Use of Materials. All materials published on Company’s website, packaging, and promotional materials (including but not limited to articles, photographs, images, illustrations, audio clips and video clips) are the possession and under the control of Company or the party credited as the provider of the material. The entire content of these documents are also owned by Company. No material from this website or any website owned, operated, licensed, or controlled by Company, product packaging, or other promotional documentation may be copied, reproduced, republished, transmitted, or distributed in any way. Retailer acknowledges that there are no ownership rights by downloading, printing, or producing and copyrighted material. The use of any such material on any other website or networked computer environment is prohibited. All trademarks, service marks, and trade names are proprietary to Company or the other designated owner of a posted mark.

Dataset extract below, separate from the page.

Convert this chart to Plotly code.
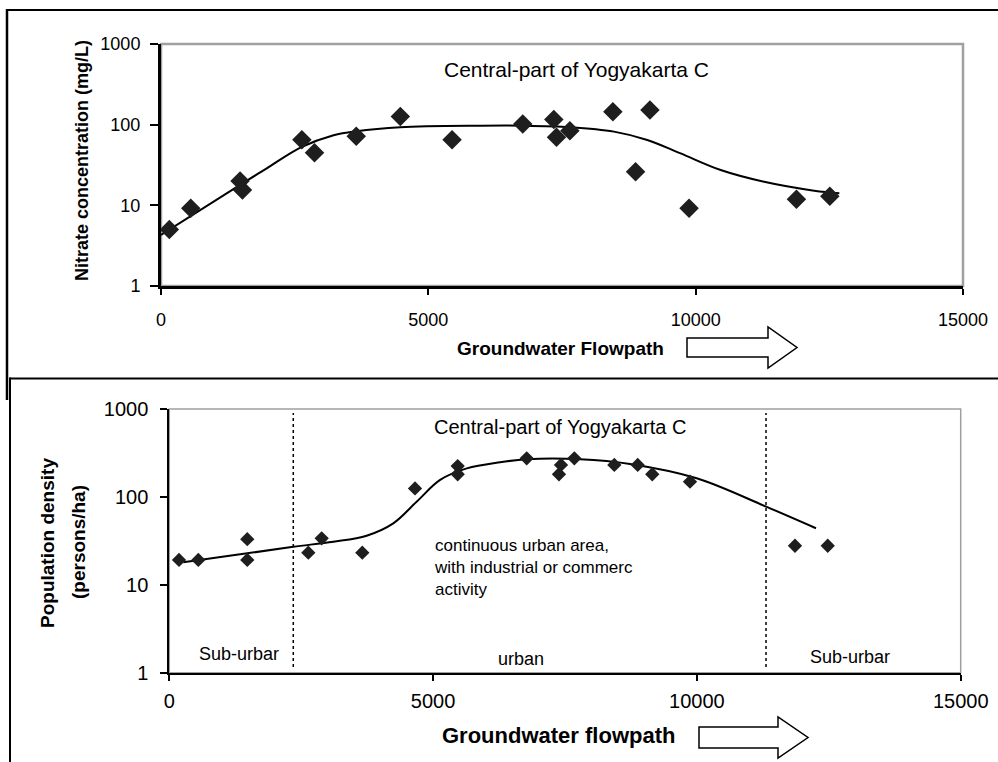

Miscellaneous. These Terms and Conditions constitute the entire agreement between Company and Retailer, superseding any prior agreements between Company and Retailer. The failure of Retailer to exercise or enforce any right or provision of these Terms and Conditions shall not constitute a waiver of such right or provision. Retailer agrees that regardless of any state or law to the contrary, any claim or cause of arising out of related to these Terms and Conditions must be filed within one (1) year after such claim or cause of action arose or be forever barred. The section titles in these Terms and Conditions are for convenience only and have no legal or contractual effect.
Entire Agreement. These Terms and Conditions constitute the entire contract between the parties with respect to the subject matter hereof and supersedes all previous proposals both oral and written, negotiations, representations, commitments and other communications between parties. This contract may not be released, discharged or modified except in writing and signed by a duly authorized representative of each party.